Individuals might offer services to political parties out of goodwill or with an expectation of a favor in return. Donations made in forms other than cash cannot be claimed as deductions under section 80GGC.
To avail of tax deductions under Section 80GGC of the Income Tax Act, 1961, you can follow these steps:
Make a donation to a registered political party or electoral trust through any mode other than cash.
Obtain a receipt or certificate from the political party or electoral trust to which the donation is made. This document should contain details such as the name of the donor, the amount donated, and the registration number of the political party or electoral trust. Also, provide the TAN and PAN of the political party when you claim for the deduction.

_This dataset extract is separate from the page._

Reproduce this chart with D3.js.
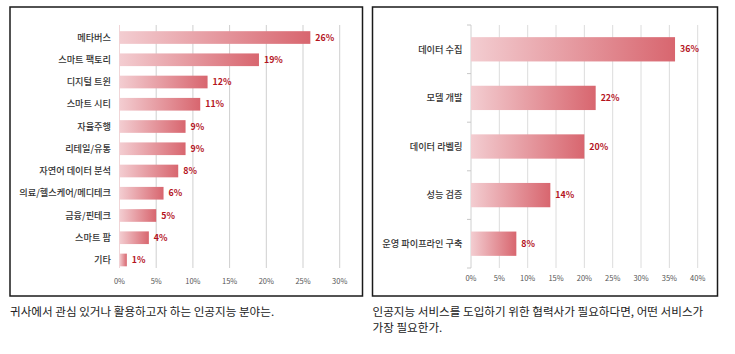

File your income tax return as usual and include the details of the donation in the relevant section of the return.
Attach the receipt or certificate from the political party or electoral trust to your income tax return.
If you are a salaried individual, you can also submit the details of the donation to your employer so that they can include it in your Form 16.
Here are the instances where individuals cannot avail of a tax deduction as per Section 80GGC:
Only donations made to registered political parties and electoral trusts are eligible for tax deductions under Section 80GGC.
Section 80GGC specifically states that donations made in cash are not eligible for tax deductions.
Non-monetary gifts or donations are not deductible under Section 80GGC.
The main difference between Section 80GGB and Section 80GGC of the Income Tax Act, 1961, is the eligibility criteria for claiming a tax deduction. Below is the difference:
Section 80GGB allows companies to claim a tax deduction for any donations or contributions made towards any political party or electoral trust.
Section 80GGC allows individuals to claim a tax deduction for any donations or contributions made towards any political party or electoral trust.
Section 80GGC plays an important role in encouraging financial support for political parties while ensuring transparency in electoral funding. It specifies that cash donations and non-monetary contributions are not eligible for tax deductions. By adhering to these provisions, individuals can effectively reduce their tax liability while contributing to the democratic process.